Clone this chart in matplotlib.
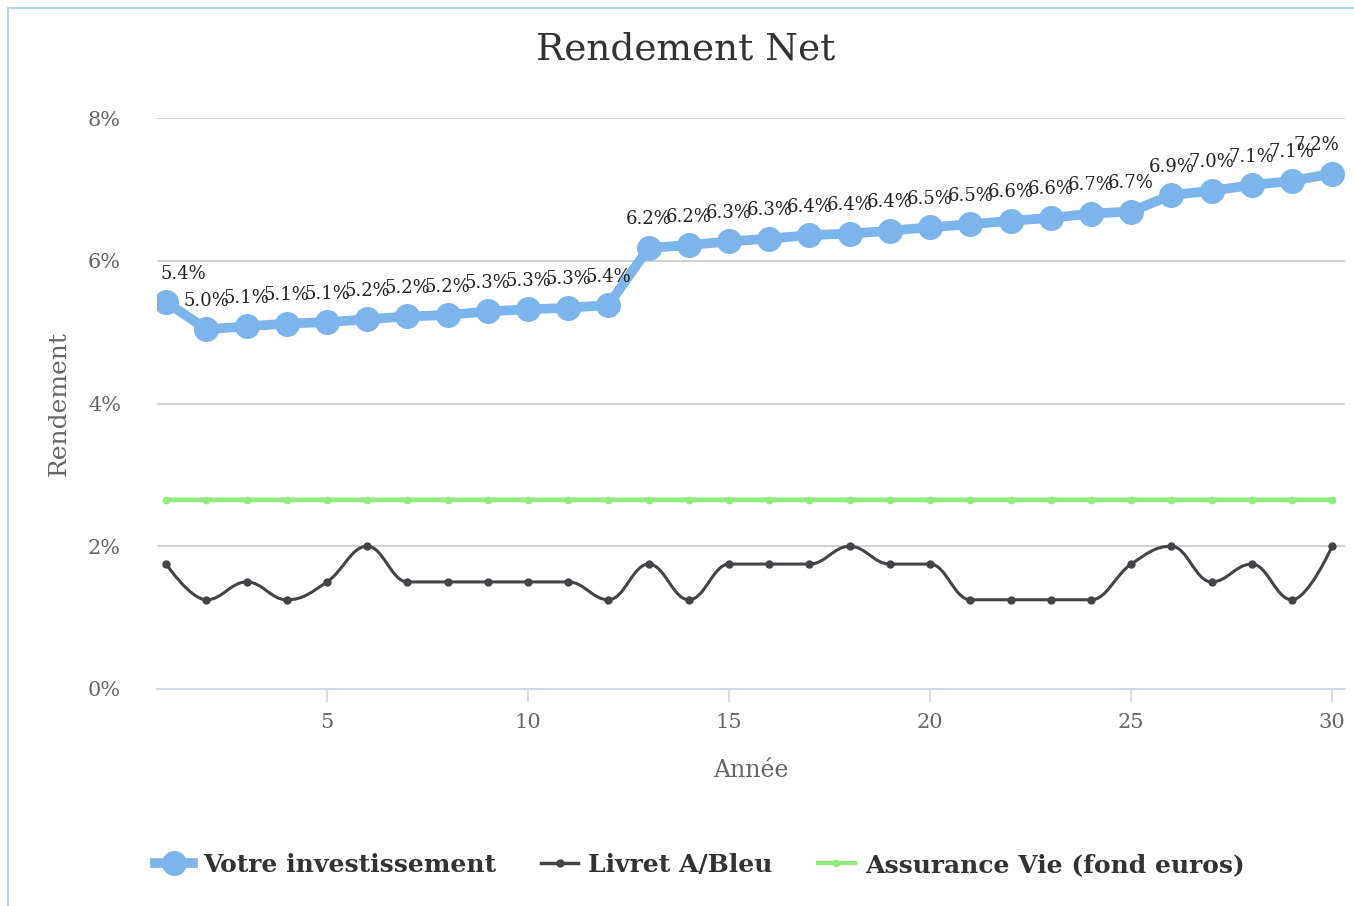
import matplotlib
matplotlib.use("Agg")
import matplotlib.pyplot as plt
from matplotlib.path import Path
from matplotlib.patches import PathPatch
from matplotlib.lines import Line2D
import numpy as np

plt.rcParams['font.family'] = ['DejaVu Serif']

years = list(range(1, 31))
votre = [5.42, 5.04, 5.08, 5.12, 5.14, 5.18, 5.22, 5.24, 5.29, 5.32,
         5.34, 5.38, 6.18, 6.22, 6.27, 6.31, 6.36, 6.38, 6.42, 6.47,
         6.51, 6.56, 6.60, 6.66, 6.69, 6.92, 6.98, 7.06, 7.12, 7.22]
livret = [1.75, 1.25, 1.5, 1.25, 1.5, 2.0, 1.5, 1.5, 1.5, 1.5,
          1.5, 1.25, 1.75, 1.25, 1.75, 1.75, 1.75, 2.0, 1.75, 1.75,
          1.25, 1.25, 1.25, 1.25, 1.75, 2.0, 1.5, 1.75, 1.25, 2.0]
assurance = [2.65, 2.65, 2.65, 2.65, 2.65, 2.65, 2.65, 2.65, 2.65, 2.65,
             2.65, 2.65, 2.65, 2.65, 2.65, 2.65, 2.65, 2.65, 2.65, 2.65,
             2.65, 2.65, 2.65, 2.65, 2.65, 2.65, 2.65, 2.65, 2.65, 2.65]
series_names = ["Votre investissement", "Livret A/Bleu", "Assurance Vie (fond euros)"]
yticks = [0, 2, 4, 6, 8]
xticks = [5, 10, 15, 20, 25, 30]

C_BLUE = "#7cb5ec"
C_DARK = "#434348"
C_GREEN = "#90ed7d"


def spline_path(xs, ys, smoothing=1.5):
    n = len(xs)
    denom = smoothing + 1
    lc = [None] * n
    rc = [None] * n
    for i in range(n):
        x, y = xs[i], ys[i]
        if 0 < i < n - 1:
            lx, ly = xs[i - 1], ys[i - 1]
            nx, ny = xs[i + 1], ys[i + 1]
            lcx = (smoothing * x + lx) / denom
            lcy = (smoothing * y + ly) / denom
            rcx = (smoothing * x + nx) / denom
            rcy = (smoothing * y + ny) / denom
            corr = 0
            if rcx != lcx:
                corr = ((rcy - lcy) * (rcx - x)) / (rcx - lcx) + y - rcy
            lcy += corr
            rcy += corr
            if lcy > ly and lcy > y:
                lcy = max(ly, y); rcy = 2 * y - lcy
            elif lcy < ly and lcy < y:
                lcy = min(ly, y); rcy = 2 * y - lcy
            if rcy > ny and rcy > y:
                rcy = max(ny, y); lcy = 2 * y - rcy
            elif rcy < ny and rcy < y:
                rcy = min(ny, y); lcy = 2 * y - rcy
            lc[i] = (lcx, lcy)
            rc[i] = (rcx, rcy)
        else:
            lc[i] = (x, y)
            rc[i] = (x, y)
    verts = [(xs[0], ys[0])]
    codes = [Path.MOVETO]
    for i in range(1, n):
        verts += [rc[i - 1], lc[i], (xs[i], ys[i])]
        codes += [Path.CURVE4] * 3
    return Path(verts, codes)


fig = plt.figure(figsize=(13.54, 9.06), dpi=100)
ax = fig.add_axes([157 / 1354, 1 - 689 / 906, (1345 - 157) / 1354, (689 - 118) / 906])

ax.set_xlim(0.77, 30.32)
ax.set_ylim(0, 8)

# grid
ax.set_yticks(yticks)
ax.set_yticklabels([f"{t}%" for t in yticks])
ax.yaxis.grid(True, color="#c8c8c8", linewidth=1.2)
ax.set_axisbelow(True)
ax.set_xticks(xticks)
ax.set_xticklabels([str(t) for t in xticks])
for s in ["top", "right", "left"]:
    ax.spines[s].set_visible(False)
ax.spines["bottom"].set_color("#ccd6eb")
ax.spines["bottom"].set_linewidth(1.2)
ax.tick_params(axis="y", length=0, pad=26, labelsize=15, labelcolor="#666666")
ax.tick_params(axis="x", length=9, width=1.2, color="#ccd6eb", pad=8,
               labelsize=15, labelcolor="#666666")

# green (spline)
p = PathPatch(spline_path(years, assurance), facecolor="none", edgecolor=C_GREEN,
              linewidth=3.5, zorder=3)
ax.add_patch(p)
ax.plot(years, assurance, linestyle="none", marker="o", markersize=4.5,
        color=C_GREEN, zorder=4)

# dark (spline)
p = PathPatch(spline_path(years, livret), facecolor="none", edgecolor=C_DARK,
              linewidth=2.2, zorder=3)
ax.add_patch(p)
ax.plot(years, livret, linestyle="none", marker="o", markersize=5,
        color=C_DARK, zorder=4)

# blue (straight)
ax.plot(years, votre, color=C_BLUE, linewidth=7, marker="o", markersize=17,
        solid_joinstyle="round", zorder=5)
n = len(years)
for i, (x, v) in enumerate(zip(years, votre)):
    if i == 0:
        ha, dx = "left", -4
    elif i == n - 1:
        ha, dx = "right", 5
    else:
        ha, dx = "center", 0
    ax.annotate(f"{v:.1f}%", (x, v), xytext=(dx, 14), textcoords="offset points",
                ha=ha, va="bottom", fontsize=13, color="#222222", zorder=6)

fig.text(686 / 1354, 1 - 50 / 906, "Rendement Net", fontsize=27, color="#333333",
         ha="center", va="center")
ax.set_xlabel("Année", fontsize=17, color="#666666", labelpad=20)
ax.set_ylabel("Rendement", fontsize=18, color="#666666", labelpad=12)

# legend
handles = [
    Line2D([], [], color=C_BLUE, linewidth=7, marker="o", markersize=17),
    Line2D([], [], color=C_DARK, linewidth=2.5, marker="o", markersize=5),
    Line2D([], [], color=C_GREEN, linewidth=3, marker="o", markersize=4.5),
]
leg = fig.legend(handles, series_names, loc="center", bbox_to_anchor=(0.517, 1 - 865 / 906),
                 ncol=3, frameon=False, handlelength=1.5, columnspacing=1.8,
                 handletextpad=0.4, prop={"weight": "bold", "size": 18})
for t in leg.get_texts():
    t.set_color("#333333")

# frame border (top and left visible)
fig.add_artist(Line2D([8 / 1354, 8 / 1354], [0, 1 - 8 / 906], transform=fig.transFigure,
                      color="#add8e6", linewidth=1.5))
fig.add_artist(Line2D([8 / 1354, 1], [1 - 8 / 906, 1 - 8 / 906], transform=fig.transFigure,
                      color="#add8e6", linewidth=1.5))

fig.savefig("out.png", dpi=100)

___

STATED GOAL:
List each line in the listing that contains the string "matplotlib".

RESPONSE BELOW:
Clone this chart in matplotlib.
import matplotlib
matplotlib.use("Agg")
import matplotlib.pyplot as plt
from matplotlib.path import Path
from matplotlib.patches import PathPatch
from matplotlib.lines import Line2D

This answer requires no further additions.